Exponential question, x = [ 1 / 1 - e^-1.768] x e^-0.884

[nophysics]

Im trying to setup this equation so I can figure it out, I have tried a couple of ways but I have lost the fundamental rules years ago - can anyone help me set it up for me ? Thanks so much.

Equation: x = [ 1 / 1 - e^-1.768]e^-0.884 ; Solve for xAnswer: 0.498

 

[ZioX]

Is that a typo with the second x? What is that second x doing?

If there is no typo, then x=ax so that x(1-a)=0 so that x=0.

 

[rocomath]

Is that a typo with the second x? What is that second x doing?

If there is no typo, then x=ax so that x(1-a)=0 so that x=0.

latex!
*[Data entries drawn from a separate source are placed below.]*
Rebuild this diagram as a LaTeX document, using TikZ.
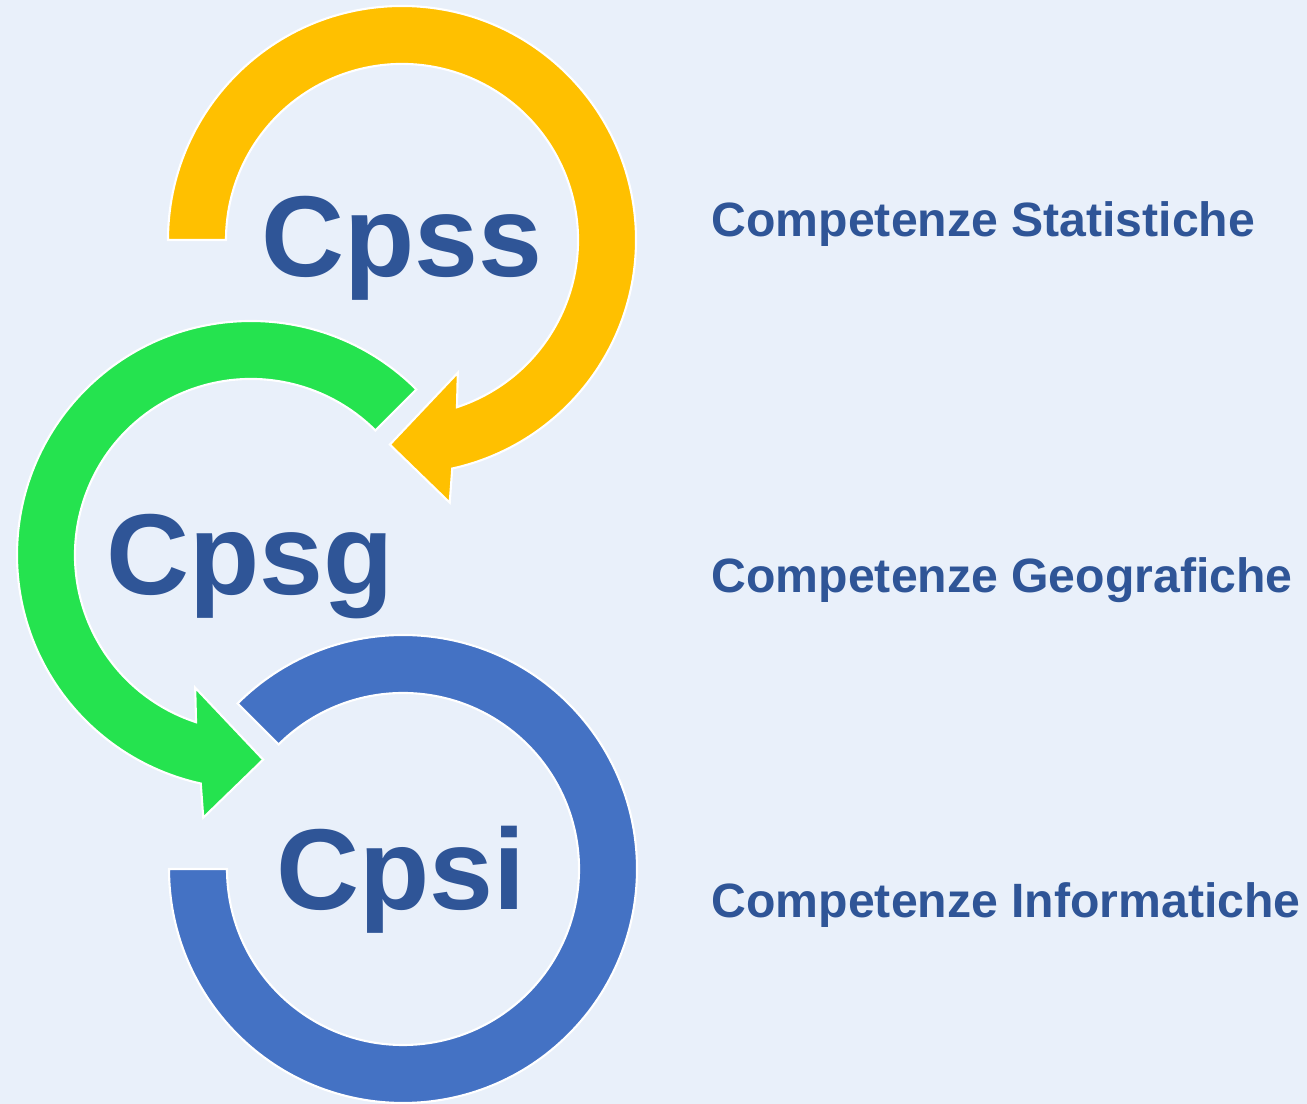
\documentclass[tikz,border=0pt]{standalone}
\usepackage{fontspec}
\setmainfont{Liberation Sans}
\usetikzlibrary{positioning}
\definecolor{bgblue}{RGB}{233,240,250}
\definecolor{ringyellow}{RGB}{255,192,0}
\definecolor{ringgreen}{RGB}{37,227,79}
\definecolor{ringblue}{RGB}{68,114,196}
\definecolor{textblue}{RGB}{47,85,151}

\begin{document}
\begin{tikzpicture}
	% style
	[x=0.01cm, y=0.01cm,
	ring/.style={draw=white, line width=0.6pt, line join=miter},
	big_label/.style={anchor=base, inner sep=0pt, text=textblue, font=\bfseries\fontsize{32.7}{36}\selectfont},
	side_label/.style={anchor=base west, inner sep=0pt, text=textblue, font=\bfseries\fontsize{13.7}{16}\selectfont}]

	% background
	\fill[bgblue] (0,0) rectangle (1307,1104);
	\useasboundingbox (0,0) rectangle (1307,1104);

	% centres
	\coordinate (c_s) at (402,864);
	\coordinate (c_g) at (251,549);
	\coordinate (c_i) at (403,235);

	% ring Cpsi
	\begin{scope}[shift={(c_i)}]
		\draw[ring, fill=ringblue] (135:234) arc[start angle=135, end angle=-180, radius=234]
			-- (-180:176) arc[start angle=-180, end angle=135, radius=176] -- cycle;
	\end{scope}

	% ring Cpsg
	\begin{scope}[shift={(c_g)}]
		\draw[ring, fill=ringgreen] (45:234) arc[start angle=45, end angle=257.6, radius=234]
			-- (259.7:267) -- (273.4:205) -- (247.2:144) -- (251.8:176)
			arc[start angle=251.8, end angle=45, radius=176] -- cycle;
	\end{scope}

	% ring Cpss
	\begin{scope}[shift={(c_s)}]
		\draw[ring, fill=ringyellow] (180:234) arc[start angle=180, end angle=-77.6, radius=234]
			-- (-79.7:267) -- (-93.4:205) -- (-67.2:144) -- (-71.8:176)
			arc[start angle=-71.8, end angle=180, radius=176] -- cycle;
	\end{scope}

	% labels
	\node [big_label] (cpss) at (402,827) {Cpss};
	\node [big_label] (cpsg) at (250,509) {Cpsg};
	\node [big_label] (cpsi) at (401,194) {Cpsi};

	\node [side_label] (stat) at (711,867) {Competenze Statistiche};
	\node [side_label] (geo) at (711,511) {Competenze Geografiche};
	\node [side_label] (info) at (711,186) {Competenze Informatiche};
\end{tikzpicture}
\end{document}
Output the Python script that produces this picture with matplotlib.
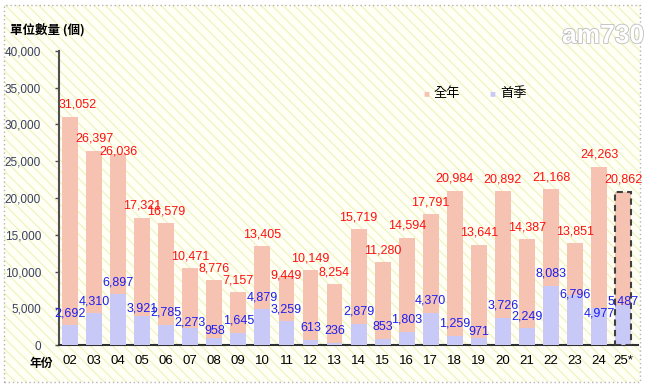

I'm kind of confused

however i got the same answer, ~.498

 

[nophysics]

Sorry for the confusion

that x is a multiply sign, I have edited the original post.

I got it now. Thanks.

 

[rocomath]

that x is a multiply sign, I should have left it out.

Roco - how did you do it ? I am curious since I think I messed up at the start.. not sure how to ...

i did nothing different than plug in what you had typed out into my calculator

x=\frac{1}{[1-\exp^{-1.768}]}\times\exp^{-0.884}

if you're having trouble typing it into your calculator, this is what i do (for almost everything! and it's so useful for chemistry)

in your calculator (if you don't know already), store the following

type in the expression then press STO\rhd then ALPHA then A then ENTER

let A=(1-\exp^{-1.768})

let B=\exp^{-0.884}

so for your answer, you would type in

x=[\frac{B}{A}]

 

[Gib Z]

I like doing that when I want to store a computation that I do over a large period of time. For my storage memory A, I have the sum of the harmonic series up to some number. Right now Its up to the 432th term, I add to it whenever I feel bored. I like to see how slow it grows :) And also to see it slowly converging to its asymptotic expansion:

\sum_{n=1}^k \frac{1}{n}~\log_e k + \gamma

where \gamma is the Euler-Mascheroni Constant.